Calculating in closed form an integral in Airy function Can we hope for a nice closed form for the integral below?
$$\int_0^1 \frac{\displaystyle \text{Ai}\left(-\frac{t}{2^{2/3} \sqrt[3]{3-3 t}}\right)^2+\text{Bi}\left(-\frac{t}{2^{2/3} \sqrt[3]{3-3 t}}\right)^2}{ \sqrt[6]{1- t}} \, dt$$
What tools do you recommend me to use? 
Some information about Airy function here https://en.wikipedia.org/wiki/Airy_function.
EDIT: let me know if anything is wrong with the question, or if it happens that Airy function is annoying to some extent. I'm glad to improve the post. When I have ideas about the way to go,
I let you know. What else?
 A: This is only a partial solution. I haven't obtained any closed form, but reduced to an integral of an elementary function.
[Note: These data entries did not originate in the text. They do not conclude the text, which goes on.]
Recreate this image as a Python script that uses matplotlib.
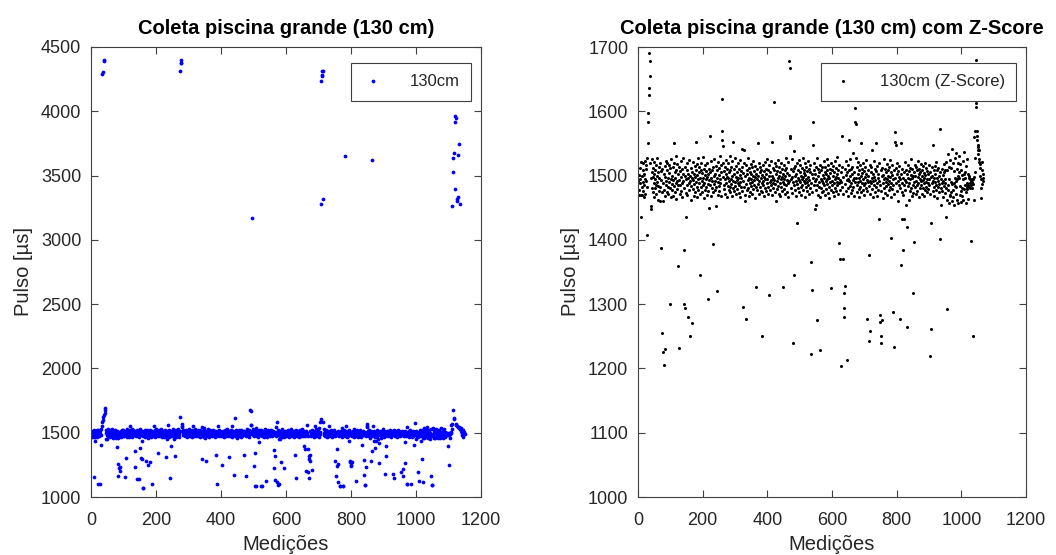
import numpy as np
import matplotlib
matplotlib.use("Agg")
import matplotlib.pyplot as plt

# Pulse width readings (microseconds) of the large pool, 130 cm depth, in acquisition order
pulso_us = [
    1492, 1478, 1501, 1470, 1488, 1512, 1495, 1157, 1470, 1521,
    1436, 1483, 1470, 1499, 1508, 1476, 1519, 1490, 1466, 1105,
    1503, 1486, 1522, 1495, 1472, 1510, 1100, 1491, 1517, 1408,
    1483, 1528, 1550, 1584, 4293, 1597, 4302, 1625, 4398, 4392,
    1636, 1690, 1655, 1678, 1520, 1497, 1452, 1448, 1505, 1481, 1526,
    1498, 1474, 1512, 1489, 1503, 1467, 1521, 1494, 1480, 1509,
    1486, 1517, 1471, 1499, 1528, 1490, 1462, 1505, 1484, 1513,
    1476, 1496, 1520, 1482, 1461, 1507, 1493, 1388, 1474, 1511,
    1255, 1460, 1165, 1489, 1225, 1502, 1205, 1478, 1231, 1515,
    1498, 1469, 1523, 1486, 1492, 1474, 1508, 1520, 1483, 1496,
    1471, 1517, 1490, 1504, 1152, 1481, 1512, 1301, 1495, 1466,
    1526, 1487, 1500, 1478, 1513, 1493, 1469, 1520, 1551, 1484,
    1506, 1475, 1497, 1530, 1488, 1463, 1509, 1491, 1518, 1479,
    1502, 1485, 1359, 1514, 1232, 1493, 1471, 1507, 1486, 1523,
    1139, 1498, 1476, 1510, 1489, 1139, 1467, 1503, 1492, 1527,
    1385, 1481, 1301, 1499, 1294, 1514, 1436, 1473, 1068, 1072,
    1495, 1508, 1485, 1519, 1470, 1497, 1280, 1503, 1488, 1524,
    1478, 1500, 1250, 1491, 1462, 1512, 1484, 1496, 1271, 1506,
    1479, 1521, 1493, 1468, 1502, 1105, 1487, 1515, 1498, 1474,
    1509, 1553, 1490, 1482, 1518, 1466, 1501, 1494, 1527, 1477, 1505,
    1488, 1513, 1471, 1496, 1345, 1508, 1483, 1520, 1492, 1475,
    1504, 1486, 1529, 1497, 1465, 1510, 1489, 1501, 1478, 1516,
    1494, 1483, 1507, 1470, 1498, 1519, 1487, 1502, 1308, 1476,
    1449, 1511, 1493, 1562, 1485, 1505, 1468, 1522, 1496, 1480,
    1144, 1509, 1491, 1393, 1474, 1514, 1499, 1487, 1526, 1478,
    1503, 1492, 1452, 1515, 1483, 1497, 1321, 1508, 1470, 1521,
    1490, 1501, 1484, 1512, 1476, 1495, 1530, 1488, 1506, 1469,
    1517, 4315, 1619, 4376, 4372, 4398, 1569, 1555, 1546, 1498,
    1520, 1486, 1507, 1479, 1513, 1494, 1472, 1502, 1525, 1489,
    1498, 1466, 1510, 1484, 1519, 1496, 1477, 1505, 1491, 1530, 1482,
    1508, 1474, 1495, 1514, 1487, 1500, 1468, 1522, 1492, 1553,
    1481, 1503, 1476, 1511, 1490, 1527, 1484, 1498, 1471, 1515,
    1493, 1506, 1479, 1488, 1519, 1497, 1473, 1510, 1485, 1501,
    1524, 1490, 1467, 1507, 1482, 1496, 1542, 1476, 1513, 1295,
    1491, 1504, 1483, 1520, 1540, 1470, 1499, 1461, 1516, 1487,
    1277, 1502, 1478, 1509, 1493, 1528, 1481, 1497, 1469, 1512,
    1488, 1505, 1475, 1518, 1495, 1484, 1502, 1471, 1514, 1490,
    1500, 1479, 1523, 1493, 1486, 1507, 1465, 1498, 1515, 1482,
    1326, 1503, 1477, 1494, 1105, 1510, 1550, 1487, 1499, 1472,
    1519, 1491, 1505, 1483, 1513, 1496, 1476, 1508, 1251, 1489,
    1501, 1474, 1516, 1492, 1485, 1507, 1468, 1498, 1521, 1480,
    1494, 1511, 1476, 1503, 1488, 1526, 1495, 1471, 1509, 1483,
    1500, 1315, 1517, 1490, 1478, 1505, 1493, 1522, 1486, 1553,
    1499, 1470, 1512, 1488, 1496, 1170, 1481, 1508, 1615, 1493,
    1474, 1519, 1487, 1502, 1460, 1515, 1491, 1479, 1507, 1497,
    1484, 1525, 1472, 1500, 1513, 1489, 1468, 1506, 1494, 1520,
    1482, 1498, 1476, 1511, 1490, 1503, 1326, 1487, 1517, 1479,
    1495, 1508, 1471, 1165, 1499, 1528, 1485, 1512, 1493, 1474,
    1504, 1489, 1521, 1466, 1501, 1492, 1678, 1667, 1562, 1559,
    1495, 3169, 1510, 1481, 1498, 1526, 1473, 1239, 1507, 1490,
    1345, 1512, 1084, 1088, 1486, 1538, 1499, 1477, 1515, 1492,
    1503, 1469, 1520, 1487, 1426, 1496, 1509, 1480, 1524, 1493,
    1084, 1082, 1474, 1506, 1490, 1517, 1483, 1500, 1470, 1512,
    1494, 1485, 1527, 1498, 1126, 1478, 1509, 1491, 1504, 1467,
    1519, 1488, 1501, 1482, 1513, 1495, 1476, 1507, 1490, 1523,
    1486, 1498,
    1472, 1510, 1493, 1505, 1480, 1516, 1223, 1489, 1365, 1502,
    1131, 1322, 1475, 1496, 1547, 1113, 1583, 1508, 1485, 1520,
    1094, 1098, 1491, 1448, 1503, 1477, 1513, 1455, 1494, 1275, 1486,
    1528, 1499, 1470, 1511, 1490, 1483, 1505, 1467, 1228, 1517,
    1495, 1481, 1508, 1492, 1474, 1514, 1489, 1501, 1476, 1522,
    1497, 1485, 1506, 1470, 1513, 1491, 1502, 1479, 1526, 1494,
    1487, 1508, 1473, 1499, 1517, 1483, 1496, 1465, 1511, 1490,
    1504, 1478, 1325, 1520, 1492, 1144, 1486, 1509, 1474, 1500,
    1515, 1489, 1468, 1506, 1494, 1523, 1481, 1498, 1512, 1476,
    1490, 1503, 1485, 1529, 1471, 1496, 1509, 1488, 1517, 1395,
    1371, 1493, 1478, 1204, 1505, 1490, 1514, 1483, 1562, 1498,
    1370, 1472, 1196, 1147, 1317, 1294, 1280, 1510, 1328, 1487,
    1501, 1476, 1522, 1213, 1493, 1506, 1480, 1517, 1495, 1469,
    1508, 1555, 1491, 1484, 1499, 1526, 1473, 1511, 1488, 1502,
    1477, 1514, 1493, 1482, 1535, 1497, 1468, 1505, 1490, 1583,
    1605, 4233, 3282, 4280, 4272, 4315, 4310, 1581, 3318, 1528,
    1496, 1486, 1513, 1475, 1503, 1490, 1521, 1479, 1497, 1508,
    1466, 1492, 1516, 1483, 1500, 1550, 1474, 1511, 1489, 1504,
    1477, 1519, 1495, 1485, 1507, 1470, 1498, 1514, 1488, 1502,
    1481, 1524, 1493, 1476, 1277, 1509, 1490, 1165, 1500, 1243,
    1484, 1376,
    1118, 1517, 1258, 1492, 1471, 1506, 1084, 1088, 1488, 1513,
    1479, 1497, 1540, 1466, 1502, 1491, 1084, 1086, 1523, 1485,
    1498, 1474, 1510, 3651, 1493, 1482, 1507, 1550, 1489, 1469,
    1515, 1496, 1478, 1503, 1433, 1520, 1491, 1283, 1272, 1485,
    1240, 1508, 1250, 1476, 1499, 1275, 1512, 1488, 1501, 1465,
    1494, 1526,
    1480, 1497, 1511, 1473, 1126, 1490, 1505, 1484, 1518, 1495,
    1470, 1509, 1487, 1500, 1477, 1514, 1492, 1483, 1525, 1498,
    1467, 1506, 1489, 1403, 1501, 1479, 1516, 1494, 1288, 1485,
    1170, 1508, 1094, 1097, 1233, 1471, 1497, 1568, 1553, 1548, 1512,
    1488, 1503, 1476, 1520, 1492, 1461, 1507, 1485, 1498, 1515,
    1481, 1277, 1494, 1361, 3621, 1502, 1550, 1474, 1433, 1510,
    1489, 1385, 1497, 1470, 1505, 1433, 1486, 1521, 1493, 1478,
    1509, 1455, 1490, 1420, 1503, 1265, 1484, 1516, 1497, 1462,
    1507, 1489, 1476, 1512, 1494, 1481, 1501, 1526, 1468, 1496,
    1510, 1485, 1499, 1178, 1473, 1317, 1506, 1397, 1490, 1517,
    1483, 1500, 1471, 1514, 1492, 1486, 1508, 1476, 1498, 1523,
    1489, 1503, 1466, 1511, 1494, 1480, 1506, 1178, 1491, 1144,
    1518, 1485, 1499, 1472, 1509, 1493, 1481, 1515, 1497, 1468,
    1504, 1488, 1520, 1477, 1501, 1490, 1512, 1483, 1495, 1474,
    1507, 1489, 1191, 1502, 1479, 1517, 1494, 1165, 1485, 1220,
    1506, 1471, 1498, 1427, 1261, 1513, 1488, 1500, 1476, 1547,
    1100, 1103, 1492, 1509, 1482, 1496, 1469, 1515, 1490, 1503, 1478,
    1521, 1486, 1100, 1497, 1465, 1508, 1491, 1483, 1512, 1474,
    1499, 1487, 1402, 1505, 1572, 1480, 1494, 1455, 1510, 1489,
    1476, 1501, 1492, 1467, 1191, 1506, 1126, 1484, 1518, 1495,
    1473, 1509, 1488, 1436, 1521, 1480, 1292, 1509, 1462, 1118,
    1478, 1533, 1486, 1458, 1513, 1494, 1470, 1525, 1469, 1490,
    1512, 1475, 1541, 1487, 1460, 1478, 1519, 1466, 1507, 1489,
    1455, 1496, 1162, 1484, 1527, 1092, 1095, 1472, 1491, 1535, 1483,
    1510, 1462, 1494, 1519, 1500, 1457, 1497, 1530, 1505, 1470,
    1484, 1518, 1476, 1508, 1459, 1481, 1501, 1468, 1522, 1495,
    1462, 1503, 1479, 1536, 1497, 1485, 1506, 1474, 1515, 1458,
    1488, 1482, 1526, 1479, 1502, 1463, 1485, 1497, 1483, 1499,
    1488, 1494, 1480, 1492, 1398, 1486, 1495, 1481, 1490, 1251,
    1487, 1494, 1462, 1560, 1498, 1505, 1527, 3263, 1570, 3527,
    1680, 3640, 1613, 3673, 1607, 3392, 3963, 3919, 1570, 3950,
    1562, 3301, 1555, 3318, 1548, 3660, 3337, 1545, 3745, 1540,
    3280, 1533, 1526, 1540, 1521, 1512, 1500, 1518, 1480, 1495,
    1465, 1508, 1521, 1487, 1496, 1502, 1491,
]

# Accepted pulse range after the Z-Score outlier screening
faixa_valida_us = (1200, 1700)

titulo_bruto = "Coleta piscina grande (130 cm)"
titulo_filtrado = "Coleta piscina grande (130 cm) com Z-Score"
legenda_bruto = "130cm"
legenda_filtrado = "130cm (Z-Score)"
rotulo_x = "Medições"
rotulo_y = "Pulso [µs]"

pulso = np.asarray(pulso_us, dtype=float)
medicoes = np.arange(1, pulso.size + 1)

manter = (pulso >= faixa_valida_us[0]) & (pulso <= faixa_valida_us[1])
pulso_filtrado = pulso[manter]
medicoes_filtrado = np.arange(1, pulso_filtrado.size + 1)

plt.rcParams["font.family"] = ["Liberation Sans", "DejaVu Sans"]

cor_eixo = "#404040"
cor_texto = "#262626"

fig = plt.figure(figsize=(10.56, 5.55), dpi=100)
ax1 = fig.add_axes([91 / 1056, 58 / 555, 390 / 1056, 450 / 555])
ax2 = fig.add_axes([638 / 1056, 58 / 555, 388 / 1056, 450 / 555])


def estilo(ax, yticks, ylim):
    ax.set_xlim(0, 1200)
    ax.set_xticks(np.arange(0, 1201, 200))
    ax.set_ylim(*ylim)
    ax.set_yticks(yticks)
    ax.tick_params(direction="in", length=5, width=0.8, top=True, right=True,
                   labelsize=13, colors=cor_eixo, labelcolor=cor_texto)
    ax.tick_params(axis="x", pad=11)
    ax.tick_params(axis="y", pad=7)
    for s in ax.spines.values():
        s.set_color(cor_eixo)
        s.set_linewidth(0.8)
    ax.set_xlabel(rotulo_x, fontsize=14.5, color=cor_texto, labelpad=4)
    ax.set_ylabel(rotulo_y, fontsize=14.5, color=cor_texto, labelpad=6)


ax1.plot(medicoes, pulso, linestyle="none", marker="o", markersize=2.7,
         markeredgewidth=0, color=(0, 0, 1), label=legenda_bruto)
estilo(ax1, np.arange(1000, 4501, 500), (1000, 4500))
ax1.set_title(titulo_bruto, fontsize=14.5, fontweight="bold", color="black", pad=9)

ax2.plot(medicoes_filtrado, pulso_filtrado, linestyle="none", marker="o",
         markersize=2.2, markeredgewidth=0, color="black", label=legenda_filtrado)
estilo(ax2, np.arange(1000, 1701, 100), (1000, 1700))
ax2.set_title(titulo_filtrado, fontsize=14.5, fontweight="bold", color="black", pad=9)

for ax in (ax1, ax2):
    leg = ax.legend(loc="upper right", bbox_to_anchor=(0.975, 0.965),
                    fontsize=12, frameon=True, fancybox=False, framealpha=1,
                    edgecolor=cor_eixo, handlelength=1.2, handletextpad=1.6,
                    borderpad=0.7, borderaxespad=0, markerscale=1.0)
    leg.get_frame().set_linewidth(0.8)
    for t in leg.get_texts():
        t.set_color(cor_texto)

fig.savefig("out.png", dpi=100)
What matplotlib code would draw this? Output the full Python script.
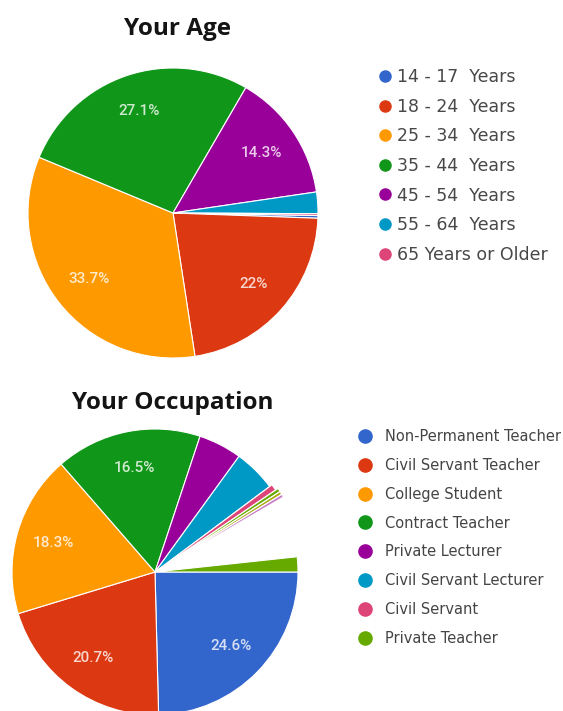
import matplotlib
matplotlib.use("Agg")
import matplotlib.pyplot as plt
from matplotlib.lines import Line2D

W, H, DPI = 563, 711, 100

# ---- data: Your Age ----
age_labels = ["14 - 17  Years", "18 - 24  Years", "25 - 34  Years", "35 - 44  Years",
              "45 - 54  Years", "55 - 64  Years", "65 Years or Older"]
age_values = [0.3, 22.0, 33.7, 27.1, 14.3, 2.4, 0.2]
age_colors = ["#3366CC", "#DC3912", "#FF9900", "#109618", "#990099", "#0099C6", "#DD4477"]

# ---- data: Your Occupation ----
occ_labels = ["Non-Permanent Teacher", "Civil Servant Teacher", "College Student",
              "Contract Teacher", "Private Lecturer", "Civil Servant Lecturer",
              "Civil Servant", "Private Teacher"]
occ_values = [24.6, 20.7, 18.3, 16.5, 4.9, 4.8, 0.7, 1.7]
occ_colors = ["#3366CC", "#DC3912", "#FF9900", "#109618", "#990099", "#0099C6",
              "#DD4477", "#66AA00"]
# unlabeled small categories drawn as slivers after "Civil Servant"
occ_extra_values = [0.4, 0.35, 0.35]
occ_extra_colors = ["#66AA00", "#AAAA11", "#C77DC7"]
# portion missing from the original picture (blank wedge)
occ_blank_value = 6.7

fig = plt.figure(figsize=(W / DPI, H / DPI), dpi=DPI)
fig.patch.set_facecolor("white")

PAD = 1.1


def px_axes(cx, cy, r):
    return fig.add_axes([(cx - r * PAD) / W, (H - (cy + r * PAD)) / H,
                         2 * r * PAD / W, 2 * r * PAD / H])


def fmt_pct(p):
    if p < 5:
        return ""
    return f"{p:.1f}".rstrip("0").rstrip(".") + "%"


text_kw = dict(color="white", alpha=0.8, fontsize=11, family="Roboto",
               fontweight="medium")

# ---- top pie ----
ax1 = px_axes(173, 213, 145)
w1, t1, a1 = ax1.pie(age_values, colors=age_colors, startangle=-1, counterclock=False,
                     radius=1, autopct=fmt_pct, pctdistance=0.74, textprops=text_kw,
                     wedgeprops=dict(edgecolor="white", linewidth=0.8))
ax1.set_xlim(-PAD, PAD)
ax1.set_ylim(-PAD, PAD)
ax1.axis("off")

# ---- bottom pie ----
vals2 = occ_values[:7] + occ_extra_values + [occ_blank_value] + occ_values[7:]
cols2 = occ_colors[:7] + occ_extra_colors + ["white"] + occ_colors[7:]
explode2 = [0, 0, 0, 0, 0, 0, 0.02] + [0.04] * len(occ_extra_values) + [0, 0]
ax2 = px_axes(155, 572, 143)
w2, t2, a2 = ax2.pie(vals2, colors=cols2, startangle=0, counterclock=False,
                     radius=1, explode=explode2, autopct=fmt_pct, pctdistance=0.74,
                     textprops=text_kw,
                     wedgeprops=dict(edgecolor="white", linewidth=0.8))
w2[len(occ_values[:7]) + len(occ_extra_values)].set_linewidth(0)
ax2.set_xlim(-PAD, PAD)
ax2.set_ylim(-PAD, PAD)
ax2.axis("off")

# ---- titles ----
title_kw = dict(fontsize=17.5, fontweight="bold", family="Open Sans", color="#141414",
                ha="center", va="baseline")
fig.text(177 / W, 1 - 35 / H, "Your Age", **title_kw)
fig.text(173 / W, 1 - 409 / H, "Your Occupation", **title_kw)

# ---- legends ----
h1 = [Line2D([], [], marker="o", linestyle="none", markersize=8, markerfacecolor=c,
             markeredgecolor=c) for c in age_colors]
fig.legend(h1, age_labels, loc="upper left", bbox_to_anchor=(377 / W, 1 - 68 / H),
           frameon=False, borderpad=0, borderaxespad=0, handlelength=0.9,
           handletextpad=0.25, labelspacing=0.67,
           prop=dict(family="DejaVu Sans", size=12.5), labelcolor="#484848")

h2 = [Line2D([], [], marker="o", linestyle="none", markersize=9.5, markerfacecolor=c,
             markeredgecolor=c) for c in occ_colors]
fig.legend(h2, occ_labels, loc="upper left", bbox_to_anchor=(358 / W, 1 - 429 / H),
           frameon=False, borderpad=0, borderaxespad=0, handlelength=0.95,
           handletextpad=0.9, labelspacing=0.95,
           prop=dict(family="DejaVu Sans", size=10.5), labelcolor="#444444")

fig.savefig("out.png", dpi=DPI)
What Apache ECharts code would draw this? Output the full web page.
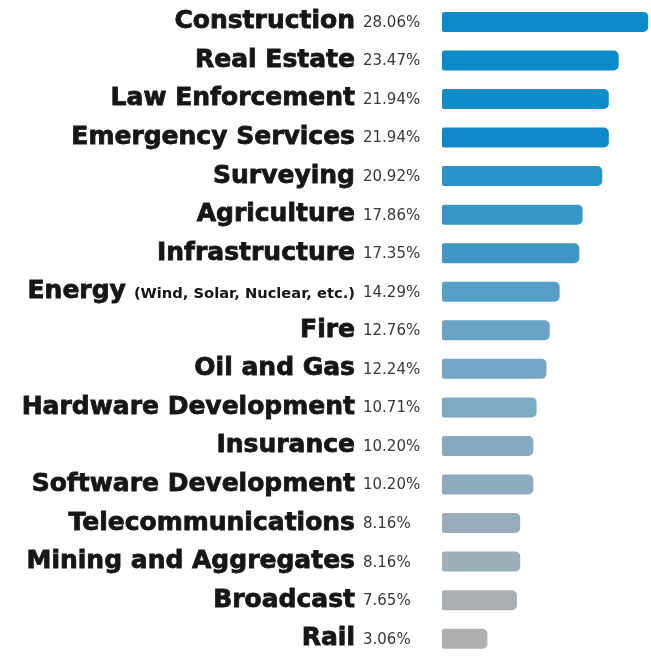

One can simplify the above integral as follows
$$
I=\int_0^1 \frac{\displaystyle \text{Ai}\left(-\frac{t}{\sqrt[3]{12(1 -t)}}\right)^2+\text{Bi}\left(-\frac{t}{ \sqrt[3]{12(1- t)}}\right)^2}{ \sqrt[6]{1- t}} \, dt.
$$
Using the integral representation (see the book Vallee, Soares "Airy function and applications to physics")
$$
\operatorname{Ai}^2(t)+\operatorname{Bi}^2(t)=\frac{1}{\pi^{3/2}}\int_0^\infty\frac{1}{\sqrt{x}}e^{xt-\frac{x^3}{12}}dx
$$
one gets:
$$
I=\frac{1}{\pi^{3/2}}\int_0^1 \frac{dt}{ \sqrt[6]{1- t}} \int_0^\infty\frac{1}{\sqrt{x}}\exp\left\{ -\frac{xt}{ \sqrt[3]{12(1- t)}}-\frac{x^3}{12}\right\}dx=\\
\frac{12^{1/6}}{\pi^{3/2}}\int_0^1 dt \int_0^\infty\frac{1}{\sqrt{x}}e^{ -xt-x^3(1-t)}dx=\\
\frac{12^{1/6}}{\pi^{3/2}}\int_0^\infty\frac{dx}{\sqrt{x}}e^{-x^3}\int_0^1 e^{ (x^3-x)t}dt =\\
\frac{12^{1/6}}{\pi^{3/2}}\int_0^\infty\frac{e^{-x}-e^{-x^3}}{x^3-x}\frac{dx}{\sqrt{x}}
$$
A: Assuming that we know the Taylor series of $\text{Ai}^2(x)$ and $\text{Bi}^2(x)$ in a neighbourhood of the origin, the problem boils down to evaluate a weigthed sum of values of the Beta function. Since the Airy functions are the fundamental solutions of:
$$ y'' = x y $$
if $y=\text{Ai}$ or $y=\text{Bi}$ we have:
$$ \frac{d}{dx}y^2 = 2yy',\quad \frac{d^2}{dx^2}y^2 = 2y'^2+2x yy',\quad \frac{d^3}{dx^3}y^2=(2x+1)2yy'+2xy'^2+2x^2y^2$$
so $\text{Ai}^2$ and $\text{Bi}^2$ fulfill the third-order ODE:
$$ y''' = 2x^2 y+(1+2x-x^2)y'+x y'' $$
that can be used to find the coefficients of the Taylor series.
Or maybe there is some slick way to exploit the Parseval's identity, once known that the Fourier transform of $\text{Ai}(x)$ is $e^{-\frac{is^3}{3}}$.